◆ **Direction**
Exactly as written, write out the lines below from the first to the one containing "Öğretmeni takip etmede", inclusive. Pictures do not belong in the copy.

** Start **

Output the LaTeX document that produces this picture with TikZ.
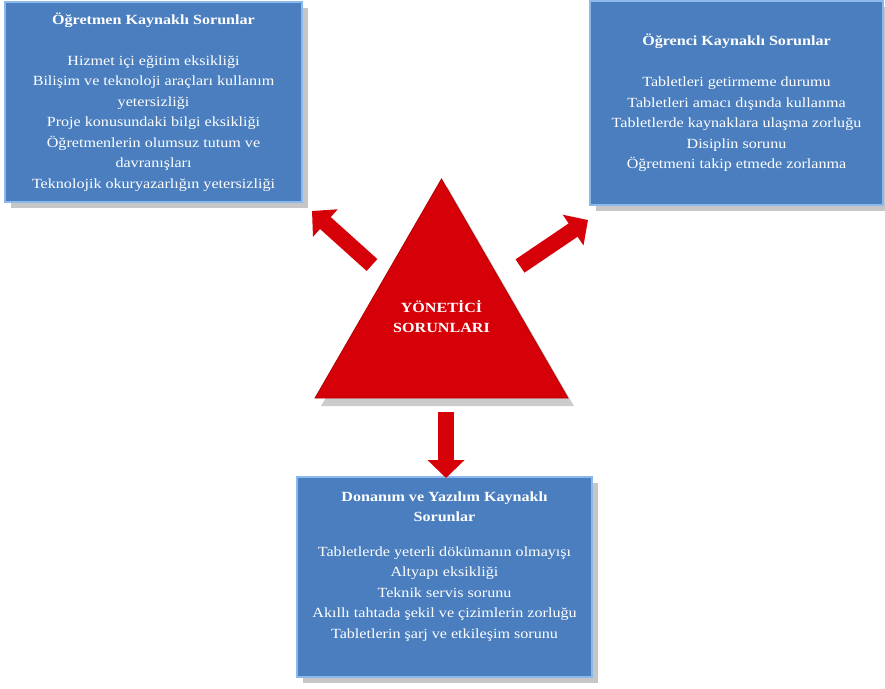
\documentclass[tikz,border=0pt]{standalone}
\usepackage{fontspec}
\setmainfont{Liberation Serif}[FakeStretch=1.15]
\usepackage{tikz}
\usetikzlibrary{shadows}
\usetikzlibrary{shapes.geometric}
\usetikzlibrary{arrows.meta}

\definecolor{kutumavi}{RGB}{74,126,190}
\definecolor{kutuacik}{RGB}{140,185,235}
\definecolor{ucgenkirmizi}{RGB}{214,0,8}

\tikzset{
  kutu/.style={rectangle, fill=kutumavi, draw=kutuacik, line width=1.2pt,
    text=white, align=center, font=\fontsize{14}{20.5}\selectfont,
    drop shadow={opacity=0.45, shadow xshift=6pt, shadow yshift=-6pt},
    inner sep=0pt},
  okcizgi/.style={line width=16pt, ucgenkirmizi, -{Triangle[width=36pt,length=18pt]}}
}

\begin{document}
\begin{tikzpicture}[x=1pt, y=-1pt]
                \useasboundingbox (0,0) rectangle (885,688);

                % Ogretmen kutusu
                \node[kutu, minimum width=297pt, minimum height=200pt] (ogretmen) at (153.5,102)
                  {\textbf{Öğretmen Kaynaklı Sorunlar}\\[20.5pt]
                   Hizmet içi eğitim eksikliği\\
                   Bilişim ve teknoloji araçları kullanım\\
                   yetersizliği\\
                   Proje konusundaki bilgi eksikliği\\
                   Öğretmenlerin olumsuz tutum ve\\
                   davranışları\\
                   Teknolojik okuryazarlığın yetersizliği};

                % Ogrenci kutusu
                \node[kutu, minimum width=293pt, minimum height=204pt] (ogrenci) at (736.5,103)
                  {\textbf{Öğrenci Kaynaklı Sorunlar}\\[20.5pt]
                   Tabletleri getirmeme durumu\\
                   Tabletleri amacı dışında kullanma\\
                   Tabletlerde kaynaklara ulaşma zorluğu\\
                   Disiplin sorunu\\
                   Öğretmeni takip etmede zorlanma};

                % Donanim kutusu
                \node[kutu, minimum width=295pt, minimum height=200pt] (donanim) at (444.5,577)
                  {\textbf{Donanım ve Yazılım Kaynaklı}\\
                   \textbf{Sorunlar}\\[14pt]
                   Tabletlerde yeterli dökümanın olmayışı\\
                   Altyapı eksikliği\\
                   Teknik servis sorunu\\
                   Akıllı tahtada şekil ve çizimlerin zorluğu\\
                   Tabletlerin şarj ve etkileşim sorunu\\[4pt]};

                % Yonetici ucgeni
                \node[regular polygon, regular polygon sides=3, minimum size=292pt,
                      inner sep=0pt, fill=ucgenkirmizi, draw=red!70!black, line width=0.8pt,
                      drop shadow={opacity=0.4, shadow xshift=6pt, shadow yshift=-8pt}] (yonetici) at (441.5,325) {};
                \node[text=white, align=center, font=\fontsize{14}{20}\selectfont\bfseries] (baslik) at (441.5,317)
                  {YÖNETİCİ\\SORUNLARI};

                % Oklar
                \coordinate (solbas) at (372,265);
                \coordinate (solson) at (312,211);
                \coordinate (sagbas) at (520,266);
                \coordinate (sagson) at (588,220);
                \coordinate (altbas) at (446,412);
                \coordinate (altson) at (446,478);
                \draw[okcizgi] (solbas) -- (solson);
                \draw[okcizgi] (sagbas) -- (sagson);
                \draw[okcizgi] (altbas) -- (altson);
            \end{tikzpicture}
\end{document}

** End **

◆ **Answer**
Output the LaTeX document that produces this picture with TikZ.
\documentclass[tikz,border=0pt]{standalone}
\usepackage{fontspec}
\setmainfont{Liberation Serif}[FakeStretch=1.15]
\usepackage{tikz}
\usetikzlibrary{shadows}
\usetikzlibrary{shapes.geometric}
\usetikzlibrary{arrows.meta}

\definecolor{kutumavi}{RGB}{74,126,190}
\definecolor{kutuacik}{RGB}{140,185,235}
\definecolor{ucgenkirmizi}{RGB}{214,0,8}

\tikzset{
  kutu/.style={rectangle, fill=kutumavi, draw=kutuacik, line width=1.2pt,
    text=white, align=center, font=\fontsize{14}{20.5}\selectfont,
    drop shadow={opacity=0.45, shadow xshift=6pt, shadow yshift=-6pt},
    inner sep=0pt},
  okcizgi/.style={line width=16pt, ucgenkirmizi, -{Triangle[width=36pt,length=18pt]}}
}

\begin{document}
\begin{tikzpicture}[x=1pt, y=-1pt]
                \useasboundingbox (0,0) rectangle (885,688);

                % Ogretmen kutusu
                \node[kutu, minimum width=297pt, minimum height=200pt] (ogretmen) at (153.5,102)
                  {\textbf{Öğretmen Kaynaklı Sorunlar}\\[20.5pt]
                   Hizmet içi eğitim eksikliği\\
                   Bilişim ve teknoloji araçları kullanım\\
                   yetersizliği\\
                   Proje konusundaki bilgi eksikliği\\
                   Öğretmenlerin olumsuz tutum ve\\
                   davranışları\\
                   Teknolojik okuryazarlığın yetersizliği};

                % Ogrenci kutusu
                \node[kutu, minimum width=293pt, minimum height=204pt] (ogrenci) at (736.5,103)
                  {\textbf{Öğrenci Kaynaklı Sorunlar}\\[20.5pt]
                   Tabletleri getirmeme durumu\\
                   Tabletleri amacı dışında kullanma\\
                   Tabletlerde kaynaklara ulaşma zorluğu\\
                   Disiplin sorunu\\
                   Öğretmeni takip etmede zorlanma};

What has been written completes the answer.